I’ve been playing around with Manifold Markets recently. Manifold is a fake money prediction market platform whose differentiator is that it allows anyone to create arbitrary prediction markets. Unlike other platforms1, that moderate market creation and resolution criteria, Manifold users can make whatever markets they want, with arbitrary resolution criteria.

To get a sense of the flavor of this, one of the highest traded markets on Manifold for the first couple months was “Will Midnight the stray cat allow humans to pet her by April 1st, 2022?” There are also more serious markets, like “Will Ethereum merge to Proof-of-Stake by July?”, and “Will the US make daylight savings time permanent in 2023?

The Manifold Market for making DST permenant in 2023

The Manifold Market for making DST permenant in 2023

Feature request markets: Part of my excitement in Manifold is that it’s iterating on its design pretty rapidly. In the time that I’ve been using it, they’ve experimented with adding loans for placing market bets, added the ability to resolve a market with a probability (vs. YES/NO), and began allowing users to donate their funds to selected charities. There’s a ton of other ideas that they’ve floated on Twitter.

Naturally, there are also feature request markets (e.g. 1, 2, 3). 😄

Counterparty Risk: One interesting outcome of Manifold’s design that market proposers control resolution is that there is a nontrivial amount of counterparty risk in market resolution. Markets like “Will 1=1 on January 1st 2023?” and “This question will resolve positively on the 1st of January, 2023” explore this idea. There’s nothing stopping the “1=1” market proposer from resolving “NO”, other than the reputation hit. Since the market creator has total power to decide the resolution, betting on these “sure” markets is essentially a bet on (1) the reputation of the market creator, and (2) that the market creator will actually resolve the market at all.

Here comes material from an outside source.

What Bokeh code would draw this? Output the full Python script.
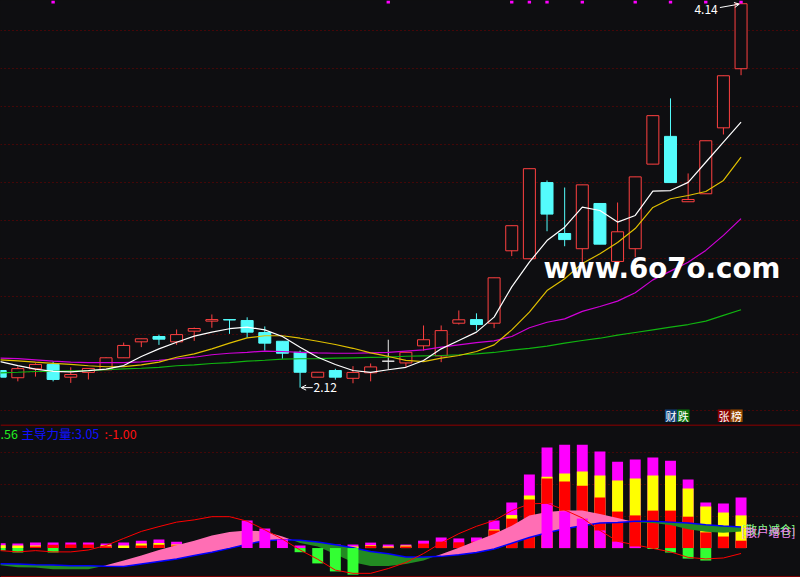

Manifold’s AMM: Manifold’s market system takes a page from automated market makers (AMM) in the cryptocurrency space in the way that liquidity is handled. Instead of requiring a bidder on the other side of your bet, each market has a liquidity pool. Every time you make a bet, you’re adding liquidity to the market and receiving an amount of shares in the direction of the resolution you’re betting on (e.g. “YES” shares vs. “NO” shares). This leads to somewhat counterintuitive dynamics, but works relatively well from what I’ve seen.

There’s more details about the Manifold AMM algorithm (“Maniswap”) on their Notion site. I’ve been developing an interest in markets recently, so this is something I’d like to dig into deeper in the future.

One nice benefit of this liquidity pool approach is that it handles “thin” markets better than a traditional order book based approach. Since Manifold’s markets are intended to be plentiful, the amount of bidders in the “long tail” of markets is relatively small. The liquidity pool approach means that “trades” can execute instantly, since each bet is only adding or removing liquidity from the market. As such, the market probabilities are deterministic from the number of shares in the market at any given time. Neat stuff.

Experimenting with market creation: Recently, Manifold added a feature that allows you to create a market “for free” – they front a small amount of liquidity to get the market started. (Previously, the market maker had to subsidize market creation with their own funds.) As a result, I’ve been trying my hand at creating some markets. Here are the ones I’ve created so far:


Manifold fills an interesting niche in the current slate of prediction platforms, and of the ones I visit regularly, Manifold feels the “freshest” from a UX perspective. It’s also open sourced on Github! (They use Cloud Firestore, which I have an admittedly biased soft spot for.)